C-Corp status means income is taxed at the current rate for corporations (21% as of late 2022), which is lower than the usual individual taxpayer rate. But keep in mind that C-Corp shareholders – who, in the case of an L3C, are members – must also pay taxes on their distributions, called double taxation. 

However, members are subject to self-employment tax in an L3C that is taxed by default as a sole proprietorship or partnership. Once such L3C becomes taxed as a corporation, self-employment taxes no longer apply. 

Similarly, self-employment taxes do not apply to members with S-Corp status, which is the main advantage of electing S-Corp status. 

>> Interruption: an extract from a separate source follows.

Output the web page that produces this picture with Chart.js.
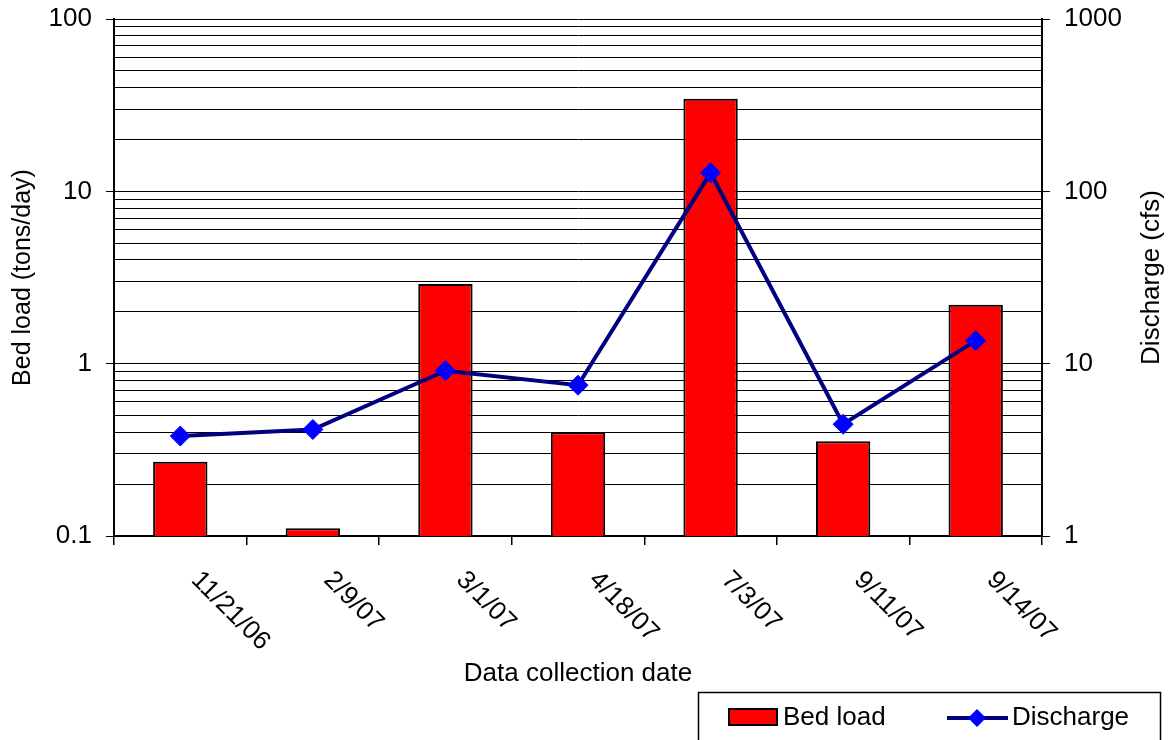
<!DOCTYPE html>
<html>
<head>
<meta charset="utf-8">
<script src="https://cdn.jsdelivr.net/npm/chart.js@4/dist/chart.umd.min.js"></script>
<style>
  html, body { margin: 0; padding: 0; background: #fff; }
  #wrap { width: 1168px; height: 740px; }
</style>
</head>
<body>
<div id="wrap"><canvas id="chart" width="1168" height="740"></canvas></div>
<script>
// values
const dates = ["11/21/06", "2/9/07", "3/1/07", "4/18/07", "7/3/07", "9/11/07", "9/14/07"];
const bedLoad = [0.27, 0.111, 2.9, 0.40, 34.5, 0.355, 2.2];      // tons/day
const discharge = [3.8, 4.15, 9.1, 7.5, 128, 4.45, 13.6];        // cfs

const leftTicks = [0.1,0.2,0.3,0.4,0.5,0.6,0.7,0.8,0.9,
                   1,2,3,4,5,6,7,8,9,
                   10,20,30,40,50,60,70,80,90,100];
const leftLabels = ["0.1", "1", "10", "100"];
const rightTicks = [1, 10, 100, 1000];
const rightLabels = ["1", "10", "100", "1000"];

const font = "'Liberation Sans', Arial, sans-serif";

const isMajor = v => leftLabels.includes(String(v)) || rightLabels.includes(String(v));

const extras = {
  id: "extras",
  afterDraw(chart) {
    const ctx = chart.ctx;
    const xs = chart.scales.x;
    const area = chart.chartArea;
    ctx.save();
    ctx.fillStyle = "#000";

    // rotated date labels
    ctx.font = "26px " + font;
    ctx.textAlign = "left";
    ctx.textBaseline = "middle";
    dates.forEach((d, i) => {
      const x = xs.getPixelForValue(i);
      ctx.save();
      ctx.translate(x + 15, area.bottom + 40);
      ctx.rotate(Math.PI / 4);
      ctx.fillText(d, 0, 0);
      ctx.restore();
    });

    // right axis title, reading upward
    ctx.font = "26px " + font;
    ctx.textAlign = "center";
    ctx.save();
    ctx.translate(1152, (area.top + area.bottom) / 2);
    ctx.rotate(-Math.PI / 2);
    ctx.fillText("Discharge (cfs)", 0, 0);
    ctx.restore();

    // legend box
    const bars = chart.data.datasets.find(d => d.type === "bar");
    const line = chart.data.datasets.find(d => d.type === "line");
    ctx.strokeStyle = "#000";
    ctx.lineWidth = 1.5;
    ctx.strokeRect(698.5, 692.5, 462, 60);
    ctx.fillStyle = bars.backgroundColor;
    ctx.fillRect(729, 709, 48, 16);
    ctx.lineWidth = 2;
    ctx.strokeRect(729, 709, 48, 16);
    ctx.fillStyle = "#000";
    ctx.font = "26px " + font;
    ctx.textAlign = "left";
    ctx.fillText(bars.label, 783, 718);

    ctx.strokeStyle = line.borderColor;
    ctx.lineWidth = 4;
    ctx.beginPath();
    ctx.moveTo(947, 718);
    ctx.lineTo(1008, 718);
    ctx.stroke();
    ctx.fillStyle = line.pointBackgroundColor;
    ctx.beginPath();
    ctx.moveTo(977, 709); ctx.lineTo(986, 718); ctx.lineTo(977, 727); ctx.lineTo(968, 718);
    ctx.closePath();
    ctx.fill();
    ctx.fillStyle = "#000";
    ctx.fillText(line.label, 1012, 718);
    ctx.restore();
  }
};

new Chart(document.getElementById("chart"), {
  data: {
    labels: dates,
    datasets: [
      {
        type: "line",
        label: "Discharge",
        data: discharge,
        yAxisID: "y2",
        order: 0,
        borderColor: "#000080",
        borderWidth: 4,
        pointStyle: "rectRot",
        pointRadius: 10,
        pointBackgroundColor: "#0000FF",
        pointBorderColor: "#0000FF",
        pointBorderWidth: 1,
        tension: 0
      },
      {
        type: "bar",
        label: "Bed load",
        data: bedLoad,
        yAxisID: "y",
        order: 1,
        backgroundColor: "#FF0000",
        borderColor: "#000",
        borderWidth: 2,
        categoryPercentage: 1,
        barPercentage: 0.41
      }
    ]
  },
  options: {
    responsive: false,
    animation: false,
    layout: { padding: { top: 19, left: 0, right: 0, bottom: 0 } },
    plugins: { legend: { display: false }, tooltip: { enabled: false } },
    scales: {
      x: {
        type: "category",
        offset: true,
        afterFit(s) { s.height = 204; s.paddingLeft = 0; s.paddingRight = 0; },
        grid: { offset: true, drawOnChartArea: false, tickLength: 9, color: "#000", lineWidth: 1.5 },
        border: { color: "#000", width: 1.5 },
        ticks: { display: false },
        title: { display: true, text: "Data collection date", color: "#000",
                 font: { family: font, size: 26 }, padding: { top: 0, bottom: 51 } }
      },
      y: {
        type: "logarithmic",
        position: "left",
        min: 0.1,
        max: 100,
        afterFit(s) { s.width = 114; s.paddingTop = 0; s.paddingBottom = 0; },
        afterBuildTicks(s) { s.ticks = leftTicks.map(v => ({ value: v })); },
        grid: {
          color: "#000",
          lineWidth: 1,
          tickLength: 8,
          tickColor: c => isMajor(c.tick.value) ? "#000" : "rgba(0,0,0,0)"
        },
        border: { color: "#000", width: 2 },
        ticks: {
          autoSkip: false,
          color: "#000",
          font: { family: font, size: 26 },
          padding: 14,
          callback: v => leftLabels.includes(String(v)) ? String(v) : ""
        },
        title: { display: true, text: "Bed load (tons/day)", color: "#000",
                 font: { family: font, size: 25 }, padding: { top: 8, bottom: 0 } }
      },
      y2: {
        type: "logarithmic",
        position: "right",
        min: 1,
        max: 1000,
        afterFit(s) { s.width = 126; s.paddingTop = 0; s.paddingBottom = 0; },
        afterBuildTicks(s) { s.ticks = rightTicks.map(v => ({ value: v })); },
        grid: { drawOnChartArea: false, tickLength: 8, tickColor: "#000", lineWidth: 1 },
        border: { color: "#000", width: 2 },
        ticks: {
          autoSkip: false,
          color: "#000",
          font: { family: font, size: 26 },
          padding: 14,
          callback: v => String(v)
        }
      }
    }
  },
  plugins: [extras]
});
</script>
</body>
</html>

With S-Corp status, members are generally paid as company employees, which means more accounting and payroll expenses. Therefore, S-Corp status is only beneficial when the self-employment tax savings exceed those additional expenses. 

L3C vs. Benefit Corporation (B-Corp)

A benefit corporation is a type of corporation similar to an L3C in that benefit corporations are intended to make money and have a social purpose. 

The main difference is that an L3C is a type of LLC, while a B-Corp is a corporation subject to corporate regulations and taxes. L3Cs have pass-through taxation and are more flexible in terms of management.

Note that more states allow the formation of B-Corps than L3Cs. 

Forming an L3C

An L3C is formed just like an LLC, except that you must specify your L3C status in the articles of organization, which is the document you file with the state to form your L3C.

Your L3C should also have an operating agreement

Most states do not require an operating agreement, but it’s a crucial document. It defines members’ ownership percentages of members and profit and loss allocations. Those are essential elements of the operating agreement, but it should also include the following:

  • Each member’s rights and responsibilities
  • Management structure and roles 
  • Voting rights of each member
  • Rules for meetings and voting
  • What happens when a member sells their interest, becomes disabled, or dies

For an L3C, the operating agreement should also define and clarify the social purpose. 

In Closing

An L3C might be the right business structure if you have social entrepreneurship aspirations. It will allow you to make a living while working toward a broader public benefit. 

However, if you’re unsure whether an L3C is right for you, check with your tax advisor and attorney. You’ll want to make sure your business gets off on the right foot so you can get on with making the world a better place!